TRUMP: And we’ve got our soldiers sitting there watching missiles go up. And you say to yourself, “Oh, that’s interesting.” Now we’re protecting Japan because Japan is a natural location for North Korea. So we are protecting them, and you say to yourself, “Well, what are we getting out of this?”

SANGER: Well, we keep our missile defenses out there. And those missile defenses help prevent the day when North Korea can reach the United States with one of its missiles. It’s a lot easier to shoot down from there ——

TRUMP: We’ve had them there for a long time, and now they’re practically obsolete, in all fairness.

We're not sure what's the worst part of this, the ignorance about U.S.-Japan missile defense (it's cutting-edge and not even fully deployed yet), or the notion that maybe things would be better in South Korea if we'd just let Kim Il-Sung have the place in 1950.

Trump didn't stop by slandering U.S. military effectiveness, of course. He went after America's values, too, citing recent police shootings and civil rights protests as a reason for us to keep our mouths shut at crackdowns on dissidents and journalists in Turkey. First, he flirted with a false-flag conspiracy theory, like you do:

HABERMAN: How closely did you watch last week as events were unfolding in Turkey with the coup? Is there anything you would have done differently in how it was handled?

TRUMP: The coup never took place — the coup was not successful, and based on the fact, and I give great credit to him for being able to turn that around.

SANGER: Erdogan?

TRUMP: Yes, some people say that it was staged. You know that?

SANGER: We’ve heard.

TRUMP: I don’t think so, but I do give great credit to him for turning it around. You know, the first hour, it seemed like it was over. Then all of a sudden, and the amazing thing is the one that won that was the people. They came out on the streets, and the army types didn’t want to drive over them like they did in Tiananmen Square when they sort of drived them over, and that was the end of that. Right? People said, I’m not going to drive over people. The people came out of their homes, and they were not in favor of what the military was doing. So that was quite impressive from the standpoint of existing government. I will say this: I think Turkey can do a lot against ISIS, and I would hope that if I’m dealing with them, they will do much more about ISIS.
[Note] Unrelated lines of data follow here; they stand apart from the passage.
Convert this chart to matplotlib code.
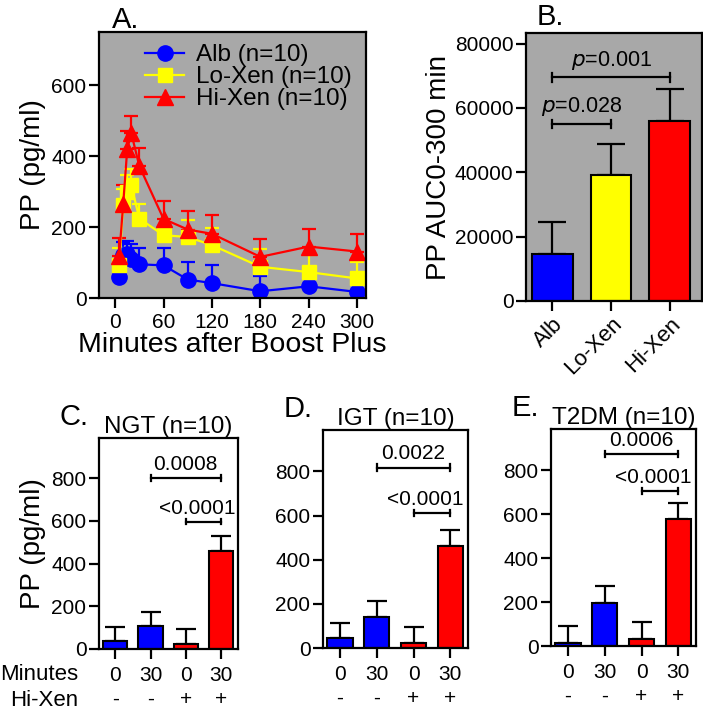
import matplotlib
matplotlib.use("Agg")
import matplotlib.pyplot as plt
from matplotlib.lines import Line2D

plt.rcParams["font.family"] = ["Liberation Sans", "DejaVu Sans"]

# panel A: time course
times = [5, 10, 15, 20, 30, 60, 90, 120, 180, 240, 300]
alb_mean = [58, 120, 125, 111, 95, 92, 52, 42, 19, 33, 17]
alb_sem = [40, 38, 35, 42, 47, 49, 50, 50, 44, 40, 35]
lo_mean = [92, 261, 300, 318, 224, 177, 172, 149, 88, 73, 55]
lo_sem = [50, 45, 47, 47, 42, 45, 47, 47, 50, 47, 47]
hi_mean = [118, 265, 420, 465, 372, 223, 193, 181, 116, 145, 131]
hi_sem = [52, 55, 50, 49, 51, 50, 52, 52, 50, 50, 50]

# panel B: AUC
auc_groups = ["Alb", "Lo-Xen", "Hi-Xen"]
auc_mean = [14500, 39300, 55900]
auc_sem = [9900, 9600, 9900]

# panels C-E
minutes = ["0", "30", "0", "30"]
hixen = ["-", "-", "+", "+"]
ngt_mean = [37, 108, 23, 460]
ngt_sem = [68, 67, 69, 70]
igt_mean = [44, 140, 24, 464]
igt_sem = [71, 75, 73, 73]
t2dm_mean = [15, 197, 33, 576]
t2dm_sem = [77, 77, 75, 77]

blue, yellow, red, grey = "#0000ff", "#ffff00", "#ff0000", "#a8a8a8"

fig = plt.figure(figsize=(7.03, 7.10), dpi=100)


def style(ax, fs=15):
    for s in ax.spines.values():
        s.set_linewidth(1.6)
    ax.tick_params(direction="out", length=7, width=1.6, labelsize=fs, pad=2)


def bracket(ax, x1, x2, y, txt, tx=None, cap=14):
    ax.plot([x1, x2], [y, y], color="black", lw=1.6)
    for x in (x1, x2):
        ax.plot([x, x], [y - cap, y + cap], color="black", lw=1.6)
    if tx is None:
        tx = (x1 + x2) / 2
    ax.text(tx, y + cap * 1.3, txt, ha="center", va="bottom", fontsize=15)


# ---- A ----
axA = fig.add_axes([99 / 703, 1 - 298 / 710, 267 / 703, 266 / 710])
axA.set_facecolor(grey)
handles = []
for mean, sem, col, mk, ms, lab in [
    (alb_mean, alb_sem, blue, "o", 11, "Alb (n=10)"),
    (lo_mean, lo_sem, yellow, "s", 10, "Lo-Xen (n=10)"),
    (hi_mean, hi_sem, red, "^", 11, "Hi-Xen (n=10)"),
]:
    axA.errorbar(times, mean, yerr=[[0] * len(sem), sem], color=col, marker=mk,
                 ms=ms, lw=1.6, elinewidth=1.6, capsize=5, capthick=1.6)
    handles.append(Line2D([], [], color=col, marker=mk, ms=ms, lw=1.6, label=lab))
axA.set_xlim(-20, 311)
axA.set_ylim(0, 750)
axA.set_xticks([0, 60, 120, 180, 240, 300])
axA.set_yticks([0, 200, 400, 600])
style(axA)
axA.tick_params(axis="x", pad=4)
axA.set_xlabel("Minutes after Boost Plus", fontsize=20.5, labelpad=0)
axA.set_ylabel("PP (pg/ml)", fontsize=20, labelpad=4)
axA.legend(handles=handles, loc="upper center", frameon=False, fontsize=17.5,
           labelspacing=0.0, handlelength=1.6, handletextpad=0.5, borderaxespad=0.1,
           bbox_to_anchor=(0.56, 1.0))
fig.text(112 / 703, 1 - 28 / 710, "A.", fontsize=21, ha="left", va="baseline")

# ---- B ----
axB = fig.add_axes([526 / 703, 1 - 301 / 710, 176 / 703, 268 / 710])
axB.set_facecolor(grey)
xb = range(len(auc_groups))
axB.bar(xb, auc_mean, width=0.69, color=[blue, yellow, red], edgecolor="black",
        linewidth=1.5, zorder=2)
axB.errorbar(xb, auc_mean, yerr=[[0] * 3, auc_sem], fmt="none", ecolor="black",
             elinewidth=1.6, capsize=10, capthick=1.6, zorder=1)
axB.set_xlim(-0.45, 2.55)
axB.set_ylim(0, 83300)
axB.set_yticks([0, 20000, 40000, 60000, 80000])
axB.set_xticks(list(xb))
axB.set_xticklabels(auc_groups, rotation=45, ha="right", rotation_mode="anchor")
style(axB)
axB.tick_params(axis="x", labelsize=16)
axB.set_ylabel("PP AUC0-300 min", fontsize=20, labelpad=2)
for x1, x2, y, p in [(0, 1, 55000, "0.028"), (0, 2, 69500, "0.001")]:
    axB.plot([x1, x2], [y, y], color="black", lw=1.6)
    for x in (x1, x2):
        axB.plot([x, x], [y - 1300, y + 1300], color="black", lw=1.6)
    axB.text((x1 + x2) / 2, y + 1800, r"$\it{p}$=" + p, ha="center", va="bottom", fontsize=15.5)
fig.text(537 / 703, 1 - 25 / 710, "B.", fontsize=21, ha="left", va="baseline")

# ---- C, D, E ----
panels = [
    ("C.", "NGT (n=10)", ngt_mean, ngt_sem, [99, 238, 438, 649], 802, "0.0008", 597),
    ("D.", "IGT (n=10)", igt_mean, igt_sem, [323, 468, 430, 648], 818, "0.0022", 610),
    ("E.", "T2DM (n=10)", t2dm_mean, t2dm_sem, [551, 696, 429, 646], 876, "0.0006", 706),
]
for letter, title, mean, sem, (l, r, t, b), y1, p1, y2 in panels:
    ax = fig.add_axes([l / 703, 1 - b / 710, (r - l) / 703, (b - t) / 710])
    x = range(4)
    ax.bar(x, mean, width=0.69, color=[blue, blue, red, red], edgecolor="black",
           linewidth=1.5, zorder=2)
    ax.errorbar(x, mean, yerr=[[0] * 4, sem], fmt="none", ecolor="black",
                elinewidth=1.6, capsize=7, capthick=1.6, zorder=1)
    ax.set_xlim(-0.46, 3.48)
    ax.set_ylim(0, 988)
    ax.set_yticks([0, 200, 400, 600, 800])
    ax.set_xticks(list(x))
    ax.set_xticklabels([f"{m}\n{h}" for m, h in zip(minutes, hixen)], linespacing=1.35)
    style(ax)
    ax.tick_params(axis="x", pad=5)
    ax.set_title(title, fontsize=17.5, pad=3)
    bracket(ax, 1, 3, y1, p1)
    bracket(ax, 2, 3, y2, "<0.0001", tx=2.32)
    fig.text((l - 39) / 703, 1 - (t - 13) / 710, letter, fontsize=21, ha="left", va="baseline")
    if letter == "C.":
        ax.set_ylabel("PP (pg/ml)", fontsize=20, labelpad=4)

fig.text(78 / 703, 1 - 674 / 710, "Minutes", fontsize=16, ha="right", va="center")
fig.text(78 / 703, 1 - 700 / 710, "Hi-Xen", fontsize=16, ha="right", va="center")

fig.savefig("out.png", dpi=100)
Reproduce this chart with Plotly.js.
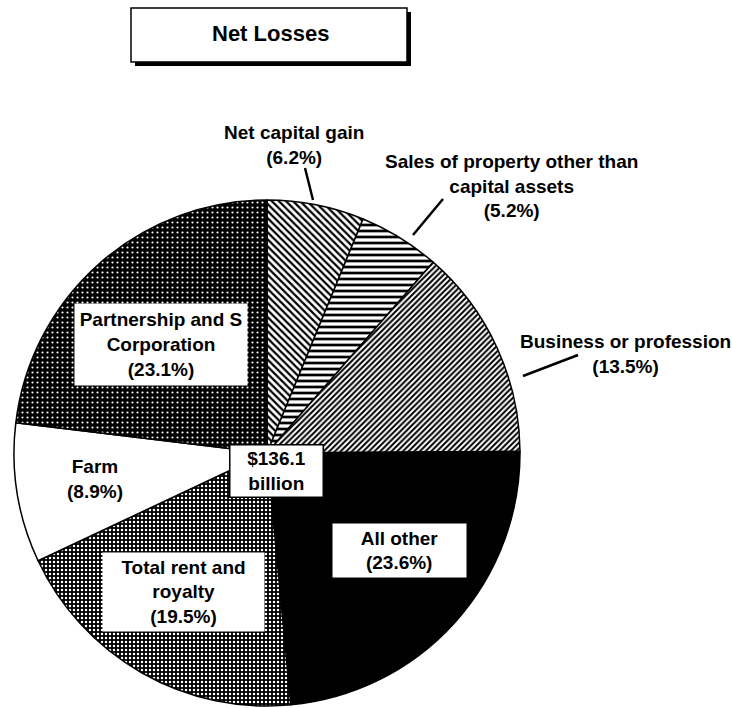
<!DOCTYPE html>
<html>
<head>
<meta charset="utf-8">
<script src="https://cdn.plot.ly/plotly-3.0.1.min.js"></script>
<style>html,body{margin:0;padding:0;background:#fff;overflow:hidden}#chart{width:732px;height:708px}</style>
</head>
<body>
<div id="chart"></div>
<script>
// ---- data ----
const categories = ["Net capital gain", "Sales of property other than capital assets", "Business or profession", "All other", "Total rent and royalty", "Farm", "Partnership and S Corporation"];
const shares = [6.2, 5.2, 13.5, 23.6, 19.5, 8.9, 23.1];
const labelText = ["Net capital gain", "Sales of property other than<br>capital assets", "Business or profession", "All other", "Total rent and<br>royalty", "Farm", "Partnership and S<br>Corporation"];
const totalLabel = "$136.1<br>billion";
const chartTitle = "Net Losses";

// ---- styling ----
const W = 732, H = 708;
const px = x => x / W, py = y => 1 - y / H;
const cx = 267, cy = 453, R = 253;

const patterns = [
  {shape: "\\", fgcolor: "#000", bgcolor: "#fff", size: 5, solidity: 0.45},
  {shape: "-", fgcolor: "#000", bgcolor: "#fff", size: 6, solidity: 0.45},
  {shape: "/", fgcolor: "#000", bgcolor: "#fff", size: 4, solidity: 0.5},
  {shape: "", bgcolor: "#000"},
  {shape: ".", fgcolor: "#fff", bgcolor: "#000", size: 4, solidity: 0.3},
  {shape: "", bgcolor: "#fff"},
  {shape: ".", fgcolor: "#fff", bgcolor: "#000", size: 5, solidity: 0.15}
];
const colors = ["#fff", "#fff", "#fff", "#000", "#000", "#fff", "#000"];

const trace = {
  type: "pie",
  labels: categories,
  values: shares,
  sort: false,
  direction: "clockwise",
  rotation: 0,
  textinfo: "none",
  hoverinfo: "label+percent",
  marker: {
    colors: colors,
    line: {color: "#000", width: 1.5},
    pattern: {
      shape: patterns.map(p => p.shape),
      fgcolor: patterns.map(p => p.fgcolor || "#000"),
      bgcolor: patterns.map(p => p.bgcolor),
      size: patterns.map(p => p.size || 6),
      solidity: patterns.map(p => p.solidity || 0.3),
      fillmode: "replace"
    }
  },
  domain: {x: [px(cx - R), px(cx + R)], y: [py(cy + R), py(cy - R)]},
  showlegend: false
};

const font = {family: "Liberation Sans, Arial, sans-serif", size: 19, color: "#000", weight: 700};
const lab = (i) => labelText[i] + "<br>(" + shares[i].toFixed(1) + "%)";

// label placement: [x, y, boxW, boxH] in pixels (boxW 0 = no box)
const place = [
  [294, 145, 0, 0],
  [511, 186, 0, 0],
  [625, 354, 0, 0],
  [399, 550, 133, 53],
  [183, 592, 161, 78],
  [95, 479, 0, 0],
  [161, 344, 172, 81]
];

const annotations = place.map((p, i) => {
  const a = {
    xref: "paper", yref: "paper", x: px(p[0]), y: py(p[1]),
    xanchor: "center", yanchor: "middle", showarrow: false,
    text: lab(i), font: font, align: "center"
  };
  if (p[2]) {
    a.bgcolor = "#fff";
    a.width = p[2];
    a.height = p[3];
    a.borderpad = 0;
  }
  return a;
});
annotations.push({
  xref: "paper", yref: "paper", x: px(276.5), y: py(471), xanchor: "center", yanchor: "middle",
  showarrow: false, text: totalLabel, font: font, bgcolor: "#fff",
  bordercolor: "#000", borderwidth: 1.5, width: 92, height: 51, borderpad: 0
});
annotations.push({
  xref: "paper", yref: "paper", x: px(270), y: py(34), xanchor: "center", yanchor: "middle",
  showarrow: false, text: chartTitle, font: Object.assign({}, font, {size: 22})
});

const shapes = [
  // title box shadow and frame
  {type: "rect", xref: "paper", yref: "paper", x0: px(135), x1: px(411), y0: py(66), y1: py(12), fillcolor: "#000", line: {width: 0}},
  {type: "rect", xref: "paper", yref: "paper", x0: px(131), x1: px(407), y0: py(62), y1: py(8), fillcolor: "#fff", line: {color: "#000", width: 1.5}},
  // leader lines
  {type: "line", xref: "paper", yref: "paper", x0: px(305), y0: py(168), x1: px(313), y1: py(200), line: {color: "#000", width: 2.5}},
  {type: "line", xref: "paper", yref: "paper", x0: px(443), y0: py(199), x1: px(413), y1: py(235), line: {color: "#000", width: 2.5}},
  {type: "line", xref: "paper", yref: "paper", x0: px(578), y0: py(355), x1: px(523), y1: py(376), line: {color: "#000", width: 2.5}}
];

const layout = {
  width: W, height: H,
  margin: {l: 0, r: 0, t: 0, b: 0, pad: 0},
  paper_bgcolor: "#fff",
  plot_bgcolor: "#fff",
  annotations: annotations,
  shapes: shapes,
  showlegend: false
};

Plotly.newPlot("chart", [trace], layout, {displayModeBar: false, staticPlot: true});
</script>
</body>
</html>
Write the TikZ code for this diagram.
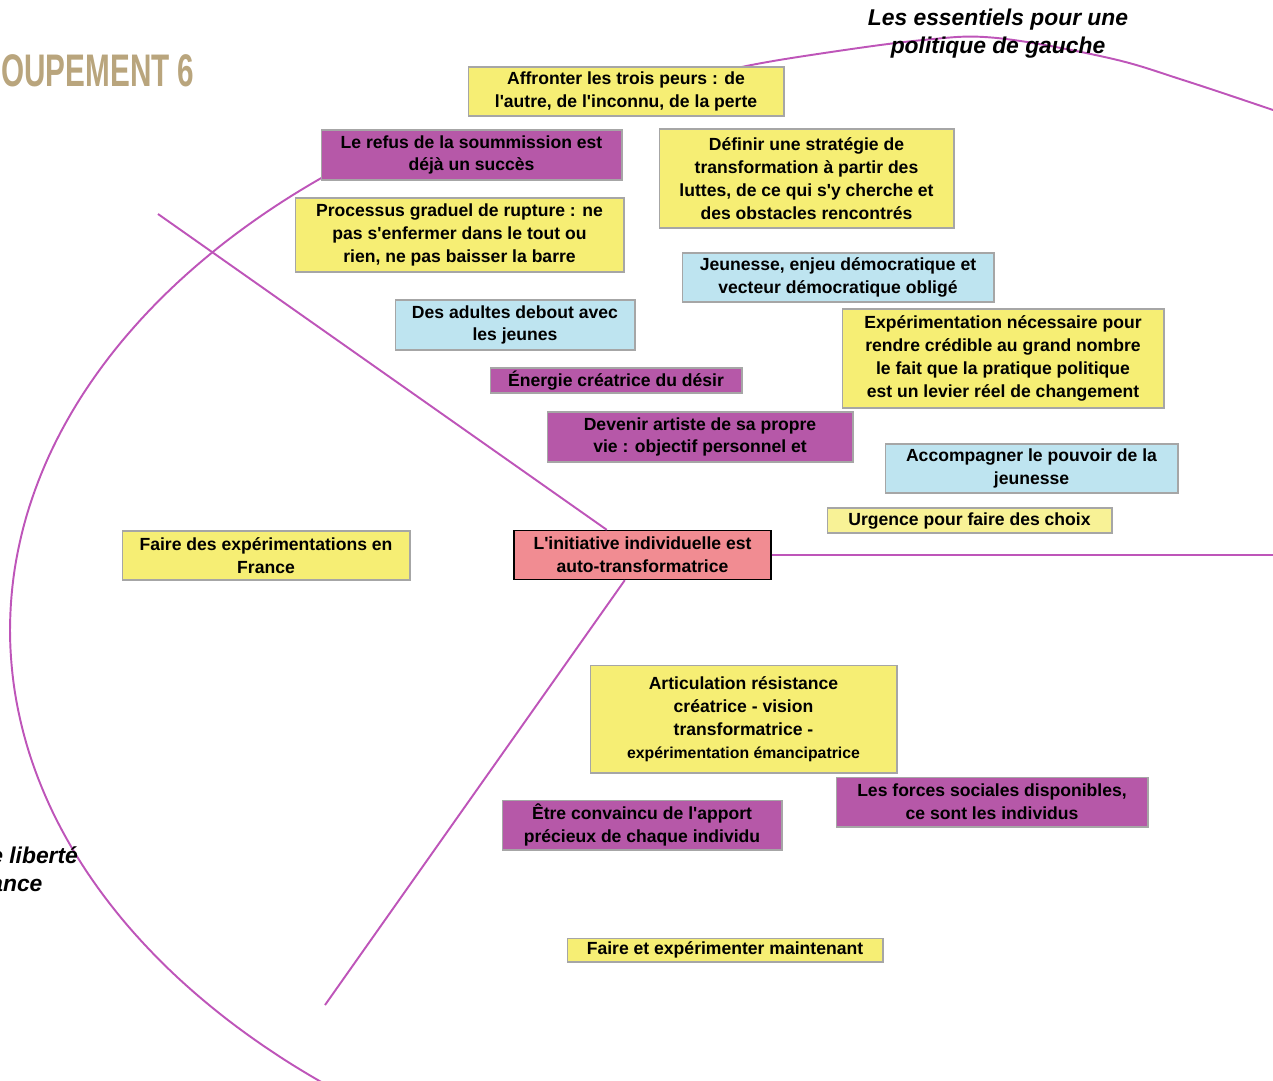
\documentclass[tikz,border=0pt]{standalone}
\usepackage{fontspec}
\setmainfont{Liberation Sans}
\newfontfamily\headfont[FakeStretch=0.65]{Liberation Sans}
\definecolor{boxyellow}{RGB}{246,238,116}
\definecolor{paleyellow}{RGB}{248,242,150}
\definecolor{boxpurple}{RGB}{182,88,168}
\definecolor{boxblue}{RGB}{190,228,240}
\definecolor{boxpink}{RGB}{241,140,146}
\definecolor{linkmag}{RGB}{190,85,185}
\definecolor{headtan}{RGB}{185,165,125}
\newcommand{\q}{\textquotesingle}
\tikzset{
        note/.style={draw=gray!70, line width=0.6pt, align=center, inner sep=1pt,
          font=\bfseries\fontsize{10}{13}\selectfont},
        yellowbox/.style={note, fill=boxyellow},
        paleybox/.style={note, fill=paleyellow},
        purplebox/.style={note, fill=boxpurple},
        bluebox/.style={note, fill=boxblue},
        redbox/.style={note, fill=boxpink, draw=black, line width=0.8pt},
        sized/.style 2 args={minimum width=#1cm, minimum height=#2cm},
        link/.style={draw=linkmag, line width=1.1pt},
        caption/.style={align=center, inner sep=0pt, font=\bfseries\itshape\fontsize{13}{16}\selectfont}
          }
\begin{document}
\begin{tikzpicture}[x=0.02cm, y=-0.02cm]
        \useasboundingbox (0,0) rectangle (1273,1080);
        % frame curve, both ends run under the top boxes
        \draw[link] plot[domain=130.5:232, samples=120] ({900+890*cos(\x)}, {630+595*sin(\x)});
        \draw[link] plot[smooth, tension=0.6] coordinates {(700,80) (737,68) (811,55) (923,40) (997,38) (1109,58) (1183,80) (1273,110)};
        % header and captions
        \node[anchor=west, inner sep=0pt, text=headtan, font=\headfont\bfseries\fontsize{26}{26}\selectfont] (groupe) at (1,71) {OUPEMENT 6};
        \node[caption] (essentiels) at (998,34) {Les essentiels pour une\\politique de gauche};
        \node[caption, anchor=north west, align=left] (liberte) at (-10,846) {e libert\'e\\ance};
        % boxes
        \node[yellowbox, sized={6.32}{0.98}] (affronter) at (626,91.5) {Affronter les trois peurs : de\\l\q autre, de l\q inconnu, de la perte};
        \node[purplebox, sized={6.02}{1.0}] (refus) at (471.5,155) {Le refus de la soummission est\\d\'ej\`a un succ\`es};
        \node[yellowbox, sized={5.9}{1.98}] (definir) at (806.5,178.5) {D\'efinir une strat\'egie de\\transformation \`a partir des\\luttes, de ce qui s\q y cherche et\\des obstacles rencontr\'es};
        \node[yellowbox, sized={6.58}{1.48}] (processus) at (459.5,235) {Processus graduel de rupture : ne\\pas s\q enfermer dans le tout ou\\rien, ne pas baisser la barre};
        \node[bluebox, sized={6.24}{0.98}] (jeunesse) at (838,277.5) {Jeunesse, enjeu d\'emocratique et\\vecteur d\'emocratique oblig\'e};
        \node[bluebox, sized={4.8}{1.0}] (adultes) at (515,325) {Des adultes debout avec\\les jeunes};
        \node[yellowbox, sized={6.44}{1.98}] (experim) at (1003,358.5) {Exp\'erimentation n\'ecessaire pour\\rendre cr\'edible au grand nombre\\le fait que la pratique politique\\est un levier r\'eel de changement};
        \node[purplebox, sized={5.04}{0.5}] (energie) at (616,380.5) {\'Energie cr\'eatrice du d\'esir};
        \node[purplebox, sized={6.12}{1.0}] (devenir) at (700,437) {Devenir artiste de sa propre\\vie : objectif personnel et};
        \node[bluebox, sized={5.86}{0.98}] (accomp) at (1031.5,468.5) {Accompagner le pouvoir de la\\jeunesse};
        \node[paleybox, sized={5.7}{0.5}] (urgence) at (969.5,520.5) {Urgence pour faire des choix};
        \node[yellowbox, sized={5.76}{0.98}] (france) at (266,555.5) {Faire des exp\'erimentations en\\France};
        \node[redbox, sized={5.14}{0.98}] (initiative) at (642.5,555) {L\q initiative individuelle est\\auto-transformatrice};
        \node[yellowbox, sized={6.14}{2.16}] (articul) at (743.5,719) {Articulation r\'esistance\\cr\'eatrice - vision\\transformatrice -\\{\fontsize{9}{13}\selectfont exp\'erimentation \'emancipatrice}};
        \node[purplebox, sized={6.24}{1.0}] (forces) at (992,802) {Les forces sociales disponibles,\\ce sont les individus};
        \node[purplebox, sized={5.6}{1.0}] (etre) at (642,825) {\^Etre convaincu de l\q apport\\pr\'ecieux de chaque individu};
        \node[yellowbox, sized={6.32}{0.48}] (maintenant) at (725,950) {Faire et exp\'erimenter maintenant};
        % spokes from the centre box
        \coordinate (nw) at (158,214);
        \coordinate (sw) at (325,1005);
        \coordinate (ea) at (1273,555);
        \draw[link] (initiative) -- (nw);
        \draw[link] (initiative) -- (sw);
        \draw[link] (initiative) -- (ea);
\end{tikzpicture}
\end{document}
SANGER: Erdogan put nearly 50,000 people in jail or suspend them, suspended thousands of teachers, he imprisoned many in the military and the police, he dismissed a lot of the judiciary. Does this worry you? And would you rather deal with a strongman who’s also been a strong ally, or with somebody that’s got a greater appreciation of civil liberties than Mr. Erdogan has? Would you press him to make sure the rule of law applies?

TRUMP: I think right now when it comes to civil liberties, our country has a lot of problems, and I think it’s very hard for us to get involved in other countries when we don’t know what we are doing and we can’t see straight in our own country. We have tremendous problems when you have policemen being shot in the streets, when you have riots, when you have Ferguson. When you have Baltimore. When you have all of the things that are happening in this country — we have other problems, and I think we have to focus on those problems. When the world looks at how bad the United States is, and then we go and talk about civil liberties, I don’t think we’re a very good messenger.

Ugh, there's a lot more about reneging on trade deals Trump doesn't like, and his dumb idea that trade deficits are a sign of economic weakness rather than a measure of how much more money the U.S. has to spend than poorer countries that rely on exporting raw materials and the products of sweat-shop manufacturing.

Also, too, he'd solve the long-standing enmity between Turks and Kurds with meetings! Only Donald Trump, a boardroom, and a tray of bagels can save us all from ISIS.

Seriously, y'all, do not screw around this November. The whole world is watching.